Written request: Each line from the line with "Emit a Python" to the line with "freq = [470, 480, 500, 512, 520, 530, 540, 550]", inclusive, is to be repeated exactly; no other line and no picture belongs in the copy.

- - -

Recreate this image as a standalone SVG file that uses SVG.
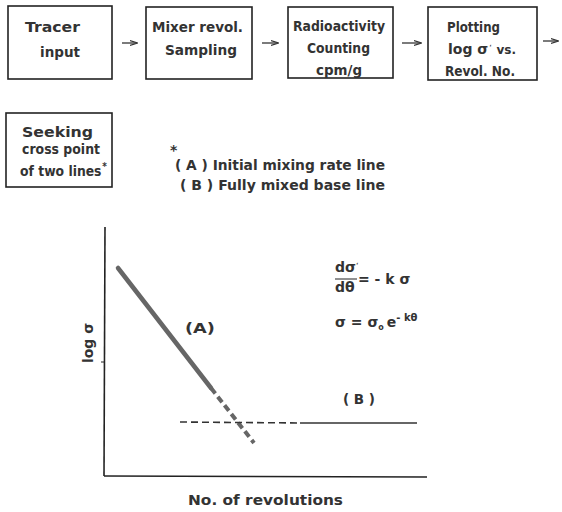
<svg xmlns="http://www.w3.org/2000/svg" width="562" height="512" viewBox="0 0 562 512">
<style>
.box{fill:#fff;stroke:#222;stroke-width:1.6}
.t{font-family:"DejaVu Sans",sans-serif;font-size:14px;font-weight:bold;fill:#333}
.c{stroke:#333;stroke-width:1.3;fill:none}
</style>
<defs>
<marker id="ah" viewBox="0 0 10 10" refX="9" refY="5" markerWidth="6" markerHeight="6" orient="auto"><path d="M0,2 L10,5 L0,8" fill="none" stroke="#333" stroke-width="1.5"/></marker>
</defs>
<rect width="562" height="512" fill="#fff"/>
<g id="n1"><rect class="box" x="8" y="6" width="104" height="73"/><text class="t" x="25" y="32" font-size="15" textLength="55" lengthAdjust="spacingAndGlyphs">Tracer</text><text class="t" x="40" y="57" textLength="40" lengthAdjust="spacingAndGlyphs">input</text></g>
<g id="n2"><rect class="box" x="146" y="7" width="106" height="72"/><text class="t" x="152" y="32" textLength="91" lengthAdjust="spacingAndGlyphs">Mixer revol.</text><text class="t" x="165" y="55" textLength="72" lengthAdjust="spacingAndGlyphs">Sampling</text></g>
<g id="n3"><rect class="box" x="288" y="7" width="105" height="71"/><text class="t" x="293" y="31" textLength="92" lengthAdjust="spacingAndGlyphs">Radioactivity</text><text class="t" x="307" y="53" textLength="63" lengthAdjust="spacingAndGlyphs">Counting</text><text class="t" x="316" y="75" textLength="46" lengthAdjust="spacingAndGlyphs">cpm/g</text></g>
<g id="n4"><rect class="box" x="428" y="7" width="109" height="73"/><text class="t" x="447" y="32" textLength="53" lengthAdjust="spacingAndGlyphs">Plotting</text><text class="t" x="448" y="54">log σ<tspan dx="1" dy="-5" font-size="6">‘</tspan><tspan dx="5" dy="5" font-size="12">vs.</tspan></text><text class="t" x="445" y="76" textLength="70" lengthAdjust="spacingAndGlyphs">Revol. No.</text></g>
<g id="n5"><rect class="box" x="6" y="113" width="106" height="74"/><text class="t" x="22" y="137" font-size="15" textLength="71" lengthAdjust="spacingAndGlyphs">Seeking</text><text class="t" x="22" y="154" font-size="11.2" textLength="78" lengthAdjust="spacingAndGlyphs">cross point</text><text class="t" x="20" y="176" font-size="13" textLength="87" lengthAdjust="spacingAndGlyphs">of two lines<tspan dx="1" dy="-6" font-size="10">*</tspan></text></g>
<g id="connectors">
<line class="c" x1="122" y1="43" x2="137" y2="43" marker-end="url(#ah)"/>
<line class="c" x1="262" y1="43" x2="278" y2="43" marker-end="url(#ah)"/>
<line class="c" x1="402" y1="43" x2="421" y2="43" marker-end="url(#ah)"/>
<line class="c" x1="543" y1="41" x2="558" y2="41" marker-end="url(#ah)"/>
</g>
<g id="legend">
<text class="t" x="170" y="155" font-size="9">*</text>
<text class="t" x="175" y="170" textLength="210" lengthAdjust="spacingAndGlyphs">( A )  Initial mixing rate line</text>
<text class="t" x="180" y="190" textLength="205" lengthAdjust="spacingAndGlyphs">( B )  Fully mixed base line</text>
</g>
<g id="chart">
<line x1="105" y1="227" x2="104" y2="476" stroke="#222" stroke-width="1.6"/>
<line x1="104" y1="476" x2="427" y2="477" stroke="#222" stroke-width="1.6"/>
<line x1="101" y1="362" x2="104" y2="362" stroke="#222" stroke-width="1"/>
<line x1="118" y1="268" x2="211" y2="388" stroke="#666" stroke-width="4.5" stroke-linecap="round"/>
<line x1="211" y1="388" x2="254" y2="443" stroke="#666" stroke-width="4" stroke-dasharray="7,4"/>
<line x1="180" y1="422" x2="300" y2="423" stroke="#333" stroke-width="1.6" stroke-dasharray="7,4"/>
<line x1="300" y1="423" x2="417" y2="423" stroke="#333" stroke-width="1.6"/>
<text class="t" x="185" y="333" font-size="14" textLength="30" lengthAdjust="spacingAndGlyphs">(A)</text>
<text class="t" x="343" y="404" font-size="14" textLength="32" lengthAdjust="spacingAndGlyphs">( B )</text>
<text class="t" x="335" y="272" font-size="13">dσ<tspan font-size="6" dy="-5">‘</tspan></text>
<line x1="335" y1="279" x2="357" y2="279" stroke="#222" stroke-width="1"/>
<text class="t" x="335" y="292" font-size="13">dθ</text>
<text class="t" x="358" y="284" font-size="11">= - k σ</text>
<text class="t" x="335" y="327" font-size="13">σ = σ<tspan font-size="8" dy="3">o</tspan><tspan dy="-3" dx="3">e</tspan><tspan font-size="10" dy="-6">- kθ</tspan></text>
<text class="t" transform="translate(93,343) rotate(-90)" text-anchor="middle" font-size="15">log σ</text>
<text class="t" x="188" y="505" textLength="155" lengthAdjust="spacingAndGlyphs">No. of revolutions</text>
</g>
</svg>
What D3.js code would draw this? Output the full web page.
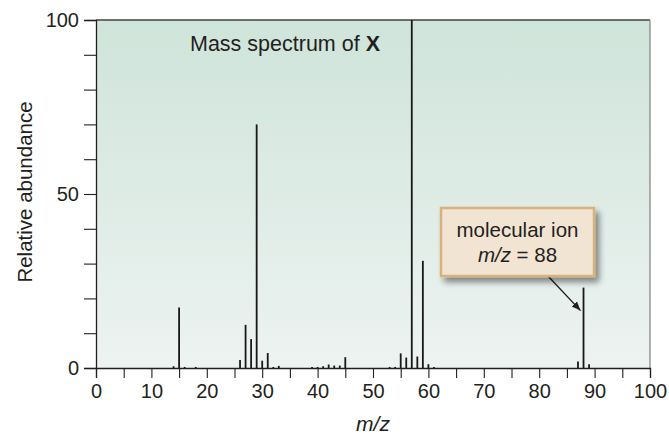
<!DOCTYPE html>
<html>
<head>
<meta charset="utf-8">
<script src="https://cdn.jsdelivr.net/npm/d3@7"></script>
<style>
  body { margin: 0; background: #fff; }
  svg text { font-family: "Liberation Sans", Arial, Helvetica, sans-serif; fill: #231f20; }
</style>
</head>
<body>
<div id="chart"></div>
<script>
// peaks
const mzValues = [14, 15, 16, 18, 26, 27, 28, 29, 30, 31, 32, 33, 39, 40, 41, 42, 43, 44, 45,
    53, 54, 55, 56, 57, 58, 59, 60, 61, 87, 88, 89];
const abundance = [0.5, 17.4, 0.3, 0.3, 2.3, 12.4, 8.3, 70, 2.1, 4.3, 0.3, 0.6, 0.3, 0.3, 0.5, 1.0, 0.7, 0.7, 3.1,
    0.3, 0.3, 4.2, 3.0, 100, 3.3, 30.8, 1.1, 0.3, 1.9, 23.1, 1.1];
const xTicks = d3.range(0, 101, 5);
const yTicks = d3.range(0, 101, 10);
const xLabels = [0, 10, 20, 30, 40, 50, 60, 70, 80, 90, 100];
const yLabels = [0, 50, 100];
const ionMz = 88;

const width = 669, height = 435;
const margin = {top: 20, right: 19, bottom: 67, left: 96};
const w = width - margin.left - margin.right;
const h = height - margin.top - margin.bottom;

const svg = d3.select("#chart").append("svg")
    .attr("width", width)
    .attr("height", height);

const defs = svg.append("defs");
const grad = defs.append("linearGradient")
    .attr("id", "bg").attr("x1", 0).attr("y1", 0).attr("x2", 0).attr("y2", 1);
grad.append("stop").attr("offset", "0%").attr("stop-color", "#cfe4da");
grad.append("stop").attr("offset", "100%").attr("stop-color", "#edf3f1");

const shadow = defs.append("filter").attr("id", "shadow")
    .attr("x", "-20%").attr("y", "-20%").attr("width", "150%").attr("height", "160%");
shadow.append("feGaussianBlur").attr("in", "SourceAlpha").attr("stdDeviation", 3);
shadow.append("feOffset").attr("dx", 4).attr("dy", 5).attr("result", "off");
shadow.append("feComponentTransfer").append("feFuncA").attr("type", "linear").attr("slope", 0.45);
const merge = shadow.append("feMerge");
merge.append("feMergeNode");
merge.append("feMergeNode").attr("in", "SourceGraphic");

defs.append("marker")
    .attr("id", "arrow")
    .attr("viewBox", "0 0 10 10")
    .attr("refX", 10).attr("refY", 5)
    .attr("markerWidth", 9).attr("markerHeight", 9)
    .attr("markerUnits", "userSpaceOnUse")
    .attr("orient", "auto")
    .append("path").attr("d", "M0,1 L10,5 L0,9 Z").attr("fill", "#231f20");

const g = svg.append("g").attr("transform", `translate(${margin.left},${margin.top})`);

const x = d3.scaleLinear().domain([0, 100]).range([0, w]);
const y = d3.scaleLinear().domain([0, 100]).range([h, 0]);

// plot background + frame
g.append("rect").attr("width", w).attr("height", h).attr("fill", "url(#bg)");
g.append("line").attr("x1", 0).attr("x2", w).attr("y1", 0).attr("y2", 0)
    .attr("stroke", "#444").attr("stroke-width", 1.3);
g.append("line").attr("x1", w).attr("x2", w).attr("y1", 0).attr("y2", h)
    .attr("stroke", "#888").attr("stroke-width", 1.3);

// peaks
g.selectAll(".peak")
    .data(mzValues)
    .enter().append("line")
    .attr("class", "peak")
    .attr("x1", d => x(d)).attr("x2", d => x(d))
    .attr("y1", y(0))
    .attr("y2", (d, i) => y(abundance[i]))
    .attr("stroke", "#1a1718")
    .attr("stroke-width", 1.8);

// axes
const yAxis = g.append("g")
    .call(d3.axisLeft(y).tickValues(yTicks).tickSize(12).tickPadding(5)
        .tickFormat(d => yLabels.includes(d) ? d : ""));
const xAxis = g.append("g")
    .attr("transform", `translate(0,${h})`)
    .call(d3.axisBottom(x).tickValues(xTicks).tickSize(10).tickPadding(6)
        .tickFormat(d => xLabels.includes(d) ? d : ""));

[yAxis, xAxis].forEach(a => {
    a.select(".domain").attr("stroke", "#231f20").attr("stroke-width", 1.3);
    a.selectAll(".tick line").attr("stroke", "#231f20").attr("stroke-width", 1.1);
    a.selectAll("text").attr("font-size", 20).attr("fill", "#231f20");
});

// axis titles
svg.append("text")
    .attr("transform", `translate(32,${margin.top + h / 2 - 2}) rotate(-90)`)
    .attr("text-anchor", "middle")
    .attr("font-size", 20.5)
    .text("Relative abundance");

svg.append("text")
    .attr("x", margin.left + w / 2)
    .attr("y", 431)
    .attr("text-anchor", "middle")
    .attr("font-size", 21)
    .attr("font-style", "italic")
    .text("m/z");

// title
const title = g.append("text")
    .attr("x", 190 - margin.left)
    .attr("y", 51 - margin.top)
    .attr("font-size", 21.5);
title.append("tspan").text("Mass spectrum of ");
title.append("tspan").attr("font-weight", "bold").text("X");

// annotation box
const boxX = 441, boxY = 208, boxW = 153, boxH = 68;
const ionIdx = mzValues.indexOf(ionMz);
svg.append("line")
    .attr("x1", 548).attr("y1", boxY + boxH)
    .attr("x2", margin.left + x(ionMz) - 3)
    .attr("y2", margin.top + y(abundance[ionIdx]) + 23)
    .attr("stroke", "#231f20").attr("stroke-width", 1.4)
    .attr("marker-end", "url(#arrow)");

svg.append("rect")
    .attr("x", boxX).attr("y", boxY).attr("width", boxW).attr("height", boxH)
    .attr("fill", "#f2e4d3").attr("stroke", "#d8b17c").attr("stroke-width", 2.5)
    .attr("filter", "url(#shadow)");

svg.append("text")
    .attr("x", boxX + boxW / 2).attr("y", 237)
    .attr("text-anchor", "middle").attr("font-size", 20.5)
    .text("molecular ion");
const t2 = svg.append("text")
    .attr("x", boxX + boxW / 2).attr("y", 262)
    .attr("text-anchor", "middle").attr("font-size", 20.5);
t2.append("tspan").attr("font-style", "italic").text("m/z");
t2.append("tspan").text(" = " + ionMz);
</script>
</body>
</html>
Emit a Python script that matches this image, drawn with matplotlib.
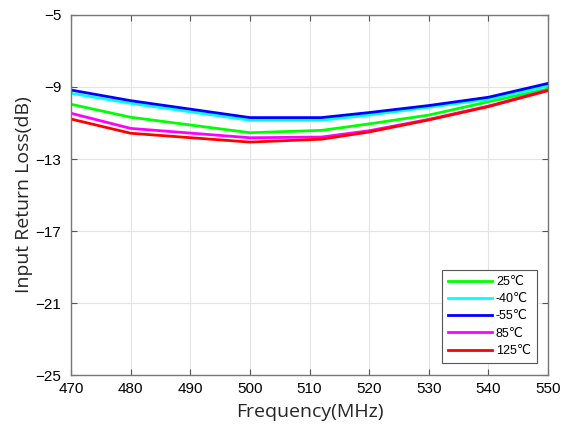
import numpy as np
import matplotlib
matplotlib.use('Agg')
import matplotlib.pyplot as plt

# frequency points (MHz)
freq = [470, 480, 500, 512, 520, 530, 540, 550]

# return loss (dB) per temperature
rl_25 = [-9.96, -10.68, -11.54, -11.41, -11.05, -10.56, -9.82, -9.11]
rl_m40 = [-9.35, -9.91, -10.85, -10.85, -10.56, -10.13, -9.68, -8.94]
rl_m55 = [-9.17, -9.76, -10.70, -10.70, -10.42, -10.03, -9.57, -8.80]
rl_85 = [-10.46, -11.30, -11.82, -11.78, -11.43, -10.80, -10.06, -9.17]
rl_125 = [-10.78, -11.57, -12.06, -11.90, -11.50, -10.83, -10.09, -9.20]

labels = ['25℃', '-40℃', '-55℃', '85℃', '125℃']
colors = ['#00ff00', '#00ffff', '#0000ff', '#ff00ff', '#ff0000']

xticks = [470, 480, 490, 500, 510, 520, 530, 540, 550]
yticks = [-25, -21, -17, -13, -9, -5]

fig = plt.figure(figsize=(5.65, 4.26), dpi=100)
ax = fig.add_axes([0.1257, 0.1197, 0.8443, 0.8451])

for y, lab, c in zip([rl_25, rl_m40, rl_m55, rl_85, rl_125], labels, colors):
    ax.plot(freq, y, color=c, lw=2, label=lab)

ax.set_xlim(470, 550)
ax.set_ylim(-25, -5)
ax.set_xticks(xticks)
ax.set_yticks(yticks)
ax.grid(True, color='#e3e3e3', lw=0.8)
ax.set_axisbelow(True)
ax.tick_params(direction='in', top=True, right=True, length=4, color='#555555',
               labelsize=11)
ax.tick_params(axis='x', pad=5)
ax.tick_params(axis='y', pad=7)
for lbl in ax.get_xticklabels() + ax.get_yticklabels():
    lbl.set_family(['Liberation Sans', 'DejaVu Sans'])
for s in ax.spines.values():
    s.set_color('#777777')
    s.set_linewidth(1)

ax.set_xlabel('Frequency(MHz)', fontsize=14, family='Open Sans', color='#262626', labelpad=5)
ax.set_ylabel('Input Return Loss(dB)', fontsize=14, family='Open Sans', color='#262626', labelpad=2)

leg = ax.legend(loc='lower right', bbox_to_anchor=(0.977, 0.033),
                prop={'family': ['Liberation Sans', 'DejaVu Sans'], 'size': 9},
                fancybox=False, edgecolor='#555555', framealpha=1,
                handlelength=3.5, handletextpad=0.3, labelspacing=0.42,
                borderpad=0.5, borderaxespad=0)
leg.get_frame().set_linewidth(0.8)

fig.savefig('out.png', dpi=100)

- - -

Written answer:
Emit a Python script that matches this image, drawn with matplotlib.
import numpy as np
import matplotlib
matplotlib.use('Agg')
import matplotlib.pyplot as plt

# frequency points (MHz)
freq = [470, 480, 500, 512, 520, 530, 540, 550]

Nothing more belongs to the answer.